Having lathes with two turrets in an automated production environment creates some interesting tooling strategies. Turret stations are set up alternately with toolholders for roughing and finishing inserts (all easily obtained, off-the-shelf items). Insert corners are changed after every 150 cycles. The capacity of the turrets (eight stations on the lower turret, 12 on the upper) minimizes insert changing and keeps total cost of tooling consumables for the line very low.
Automation, Productivity And Jobs
With automation in place, one setup person is assigned to monitoring and tending four lathes within a cell. Similar productivity gains across the entire crankshaft machining area have resulted in a substantial reduction of staff requirements. The operator staff has been reduced by 54 people, and the setup staff has been reduced by 12 people.

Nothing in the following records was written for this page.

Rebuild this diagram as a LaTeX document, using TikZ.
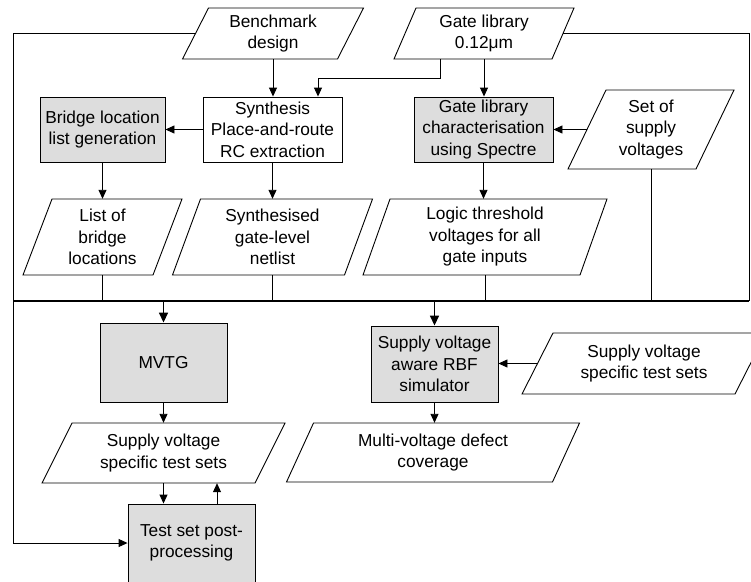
\documentclass[tikz,border=0pt]{standalone}
\usepackage{fontspec}
\setmainfont{Liberation Sans}
\usetikzlibrary{arrows.meta,calc}
\definecolor{boxgray}{RGB}{221,221,221}
\newcommand\mkpara[7]{%
  \draw[parastyle] ({#2-(#4+#6)/2},{#3+#5/2}) -- ({#2+(#4-#6)/2},{#3+#5/2}) -- ({#2+(#4+#6)/2},{#3-#5/2}) -- ({#2-(#4-#6)/2},{#3-#5/2}) -- cycle;
  \node[minimum width=#4pt, minimum height=#5pt] (#1) at (#2,#3) {#7};
}
\begin{document}
\begin{tikzpicture}[x=1pt,y=-1pt,
  every node/.style={font=\fontsize{17.3}{21.5}\selectfont, align=center, inner sep=0pt},
  parastyle/.style={draw=black, fill=white, line width=0.9pt},
  gbox/.style={draw=black, fill=boxgray, line width=0.9pt},
  wbox/.style={draw=black, fill=white, line width=0.9pt},
  ln/.style={draw=black, line width=0.9pt},
  arr/.style={ln, -{Triangle[length=9pt,width=8pt]}},
  bus/.style={draw=black, line width=1.6pt},
  busarr/.style={bus, -{Triangle[length=10pt,width=9pt]}}
]
\useasboundingbox (0,0) rectangle (751,581);
\clip (0,0) rectangle (751,581);

% parallelograms (data)
\mkpara{bench}{273}{33.5}{155}{51}{26}{Benchmark\\design}
\mkpara{glib}{484}{33.5}{158}{51}{22}{Gate library\\0.12μm}
\mkpara{svs}{651}{129.5}{128}{79}{38}{Set of\\supply\\voltages}
\mkpara{lbl}{102.5}{237}{130}{76}{29}{List of\\bridge\\locations}
\mkpara{sgn}{272.5}{237}{172}{76}{28}{Synthesised\\gate-level\\netlist}
\mkpara{ltv}{485}{237}{217}{76}{27}{Logic threshold\\voltages for all\\gate inputs}
\mkpara{svsl}{163.5}{453}{213}{60}{30}{Supply voltage\\specific test sets}
\mkpara{svsr}{644}{363.5}{213}{61}{31}{Supply voltage\\specific test sets}
\mkpara{mvdc}{433}{452.5}{266}{59}{27}{Multi-voltage defect\\coverage}

% process boxes
\node[gbox, minimum width=125pt, minimum height=65pt] (blg) at (102.5,129.5) {Bridge location\\list generation};
\node[wbox, minimum width=139pt, minimum height=65pt] (syn) at (272.5,129.5) {Synthesis\\Place-and-route\\RC extraction};
\node[gbox, minimum width=139pt, minimum height=65pt] (glc) at (483.5,129.5) {Gate library\\characterisation\\using Spectre};
\node[gbox, minimum width=127pt, minimum height=79pt] (mvtg) at (163.5,362.5) {MVTG};
\node[gbox, minimum width=127pt, minimum height=76pt] (rbf) at (434.5,364) {Supply voltage\\aware RBF\\simulator};
\node[gbox, minimum width=127pt, minimum height=78pt] (tsp) at (191.5,543) {Test set post-\\processing};

\coordinate (bl) at (13,301);
\coordinate (br) at (749,301);
\coordinate (lx) at (13,0);

% frame
\draw[arr] (bench.west) -| (lx |- tsp.west) -- (tsp.west);
\draw[ln] (glib.east) -| (br);
\draw[bus] (br) -- (bl);

% drops to bus
\draw[ln] (lbl.south) -- (lbl.south |- bl);
\draw[ln] (sgn.south) -- (sgn.south |- bl);
\draw[ln] (ltv.south) -- (ltv.south |- bl);
\draw[ln] (svs.south) -- (svs.south |- bl);
\draw[busarr] (mvtg.north |- bl) -- (mvtg.north);
\draw[busarr] (rbf.north |- bl) -- (rbf.north);

% connectors
\draw[arr] (bench.south) -- (bench.south |- syn.north);
\draw[arr] (glib.south) -- (glib.south |- glc.north);
\draw[arr] ([xshift=-44pt]glib.south) -- ++(0,19) -| ([xshift=45.5pt]syn.north);
\draw[arr] (syn.west) -- (blg.east);
\draw[arr] (blg.south) -- (lbl.north);
\draw[arr] (syn.south) -- (sgn.north);
\draw[arr] (glc.south) -- (glc.south |- ltv.north);
\draw[arr] (svs.west) -- (svs.west -| glc.east);
\draw[arr] (mvtg.south) -- (svsl.north);
\draw[arr] (svsl.south) -- (svsl.south |- tsp.north);
\draw[arr] ([xshift=25.5pt]tsp.north) -- ([xshift=25.5pt]tsp.north |- svsl.south);
\draw[arr] (svsr.west) -- (svsr.west -| rbf.east);
\draw[arr] (rbf.south) -- (rbf.south |- mvdc.north);
\end{tikzpicture}
\end{document}
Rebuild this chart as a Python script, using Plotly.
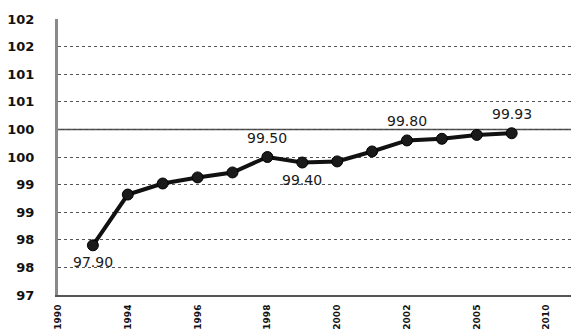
import plotly.graph_objects as go

# Category slots along the x axis (0..14); data occupies slots 1..13
slots = list(range(1, 14))
values = [97.90, 98.82, 99.02, 99.13, 99.22, 99.50, 99.40, 99.42, 99.60, 99.80, 99.83, 99.90, 99.93]

# Points that carry a value label, and whether the label sits above or below
labelled = {1: "below", 6: "above", 7: "below", 10: "above", 13: "above"}

x_tick_vals = [0, 2, 4, 6, 8, 10, 12, 14]
x_tick_text = ["1990", "1994", "1996", "1998", "2000", "2002", "2005", "2010"]

y_tick_vals = [97.0, 97.5, 98.0, 98.5, 99.0, 99.5, 100.0, 100.5, 101.0, 101.5, 102.0]
y_tick_text = ["97", "98", "98", "99", "99", "100", "100", "101", "101", "102", "102"]

fig = go.Figure()
fig.add_trace(go.Scatter(
    x=slots, y=values, mode="lines+markers",
    line=dict(color="#111111", width=4),
    marker=dict(color="#1a1a1a", size=11, line=dict(color="#000000", width=1)),
    hoverinfo="skip", showlegend=False,
))

annotations = []
for x, y in zip(slots, values):
    if x in labelled:
        annotations.append(dict(
            x=x, y=y, xref="x", yref="y", text=f"{y:.2f}", showarrow=False,
            yshift=19 if labelled[x] == "above" else -17,
            font=dict(family="DejaVu Sans", size=14, color="#1a1a1a"),
        ))

fig.update_layout(
    width=573, height=333,
    margin=dict(l=58, r=2, t=19, b=38),
    paper_bgcolor="white", plot_bgcolor="white",
    annotations=annotations,
    shapes=[dict(type="line", xref="paper", x0=0, x1=1, yref="y", y0=100, y1=100,
                 line=dict(color="#444444", width=1.5), layer="below")],
)
fig.update_xaxes(
    range=[0, 14.7], tickvals=x_tick_vals, ticktext=x_tick_text, tickangle=-90,
    showgrid=False, zeroline=False, automargin=False,
    showline=True, linecolor="#555555", linewidth=2,
    ticks="", ticklabelstandoff=4,
    tickfont=dict(family="DejaVu Sans", size=9, color="#111111", weight="bold"),
)
fig.update_yaxes(
    range=[97, 102], tickvals=y_tick_vals, ticktext=y_tick_text,
    showgrid=True, gridcolor="#555555", griddash="dot", gridwidth=1,
    zeroline=False, automargin=False,
    showline=True, linecolor="#8a8a8a", linewidth=3,
    ticks="", ticklabelstandoff=18,
    tickfont=dict(family="DejaVu Sans", size=13, color="#111111", weight="bold"),
)

fig.write_html("out.html")
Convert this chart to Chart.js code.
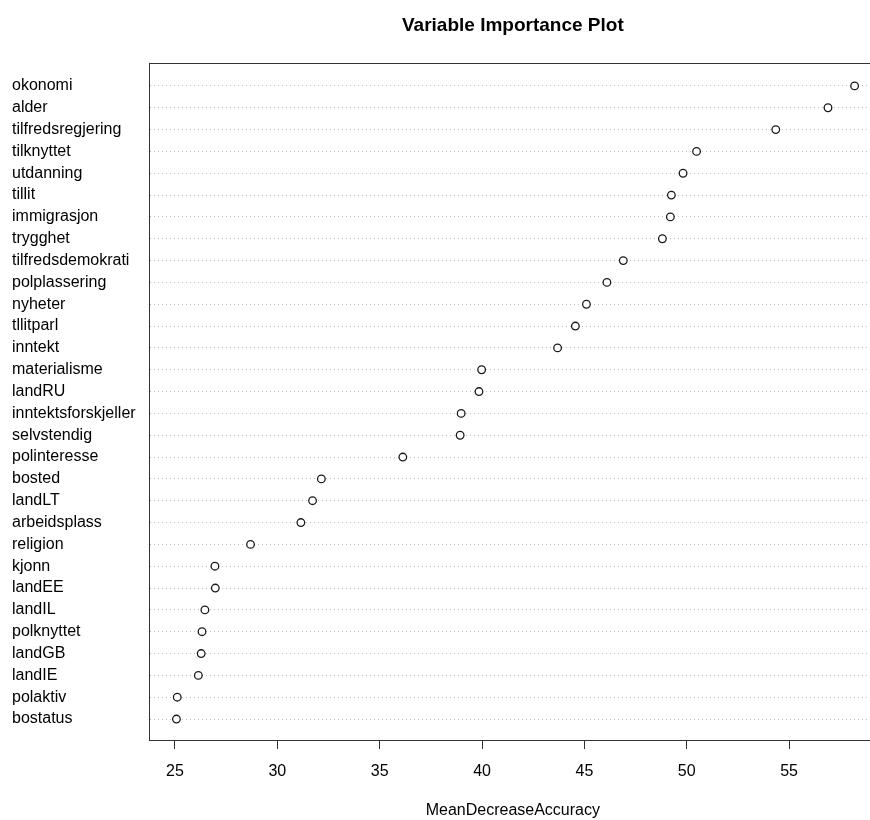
<!DOCTYPE html>
<html>
<head>
<meta charset="utf-8">
<script src="https://cdn.jsdelivr.net/npm/chart.js@4/dist/chart.umd.min.js"></script>
<style>
  html, body { margin: 0; padding: 0; background: #fff; }
  #wrap { width: 870px; height: 820px; overflow: hidden; position: relative; }
  canvas { display: block; }
</style>
</head>
<body>
<div id="wrap"><canvas id="c" width="882" height="820"></canvas></div>
<script>
// ---- data ----
const variables = ['okonomi','alder','tilfredsregjering','tilknyttet','utdanning','tillit','immigrasjon','trygghet','tilfredsdemokrati','polplassering','nyheter','tllitparl','inntekt','materialisme','landRU','inntektsforskjeller','selvstendig','polinteresse','bosted','landLT','arbeidsplass','religion','kjonn','landEE','landIL','polknyttet','landGB','landIE','polaktiv','bostatus'];
const meanDecreaseAccuracy = [58.2,56.9,54.35,50.48,49.82,49.25,49.2,48.81,46.9,46.1,45.1,44.56,43.69,39.98,39.85,38.98,38.93,36.13,32.15,31.72,31.15,28.69,26.95,26.97,26.46,26.32,26.28,26.14,25.11,25.07];
const xTicks = [25, 30, 35, 40, 45, 50, 55];
const titleText = 'Variable Importance Plot';
const xTitleText = 'MeanDecreaseAccuracy';

Chart.defaults.font.family = '"Liberation Sans", Arial, Helvetica, sans-serif';
Chart.defaults.color = '#000';

const points = meanDecreaseAccuracy.map((v, i) => ({ x: v, y: i + 1 }));

new Chart(document.getElementById('c'), {
  type: 'scatter',
  data: {
    datasets: [{
      data: points,
      pointStyle: 'circle',
      pointRadius: 3.8,
      pointBorderWidth: 1.3,
      pointBorderColor: '#1a1a1a',
      pointBackgroundColor: '#ffffff',
      xAxisID: 'x',
      yAxisID: 'y'
    }]
  },
  options: {
    responsive: false,
    animation: false,
    events: [],
    layout: { padding: { left: 12, right: 2, top: 0, bottom: 0 } },
    plugins: { legend: { display: false }, tooltip: { enabled: false }, title: { display: false } },
    scales: {
      x: {
        type: 'linear',
        position: 'bottom',
        min: 23.73,
        max: 59.28,
        afterBuildTicks: s => { s.ticks = xTicks.map(v => ({ value: v })); },
        afterFit: s => { s.height = 80; },
        ticks: { font: { size: 16 }, color: '#000', padding: 13, maxRotation: 0 },
        grid: { drawOnChartArea: false, drawTicks: true, tickLength: 9, tickColor: '#333', tickWidth: 1 },
        border: { display: true, color: '#333', width: 1 },
        title: { display: true, text: xTitleText, font: { size: 16 }, color: '#000', padding: { top: 0, bottom: 0 } }
      },
      x2: {
        type: 'linear',
        axis: 'x',
        position: 'top',
        min: 0, max: 1,
        afterFit: s => { s.height = 63; },
        ticks: { display: false },
        grid: { display: false, drawTicks: false },
        border: { display: true, color: '#333', width: 1 },
        title: { display: true, text: titleText, font: { size: 19, weight: 'bold' }, color: '#000', padding: { top: 14, bottom: 0 } }
      },
      y: {
        type: 'linear',
        position: 'left',
        reverse: true,
        min: -0.05,
        max: variables.length + 0.96,
        afterBuildTicks: s => { s.ticks = variables.map((_, i) => ({ value: i + 1 })); },
        afterFit: s => { s.width = 137; },
        ticks: {
          font: { size: 16 },
          color: '#000',
          crossAlign: 'far',
          padding: 0,
          autoSkip: false,
          callback: v => variables[v - 1] || ''
        },
        grid: { drawOnChartArea: true, drawTicks: false, color: '#bdbdbd', lineWidth: 1 },
        border: { display: true, color: '#333', width: 1, dash: [1, 3] }
      }
    }
  }
});
</script>
</body>
</html>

As it turned out, no layoffs occurred because of the automation. According to Mr. Peters, normal attrition and reassignment opportunities absorbed the superfluous positions. To further emphasize the positive, he points out that the remaining jobs are far less vulnerable to low-wage competition. Nevertheless, reassuring the plant workforce about the need to automate was a constant priority for Mr. Peters and his team. Communicating this message frequently helped make the transition smooth and more effective.
“If there is a secret ingredient in making a big project like this successful, then it’s having a workforce that is open to change and willing to work with automation and robotics,” Mr. Peters concludes. “Some of this was pretty scary at first,” he admits, “but we always had the cooperation and input we needed from the setup and operator staff. Ultimately, they made it happen. We were also fortunate in this plant to have a highly talented, technical and energetic maintenance department to support this massive installation. Other departments in the plant had extra work to do, too, as a result of this project, and we could count on their support as well.”
The larger message to other U.S. companies is that all manufacturing operations must be globally competitive to survive. That requirement is unassailable. What may be overlooked or misbelieved is that manufacturing in this country can achieve the level of mandatory productivity, efficiency and quality with available technology. The technology simply needs a chance to show what it can do.
Given the chance, it will prove that outsourcing is not the only way to go.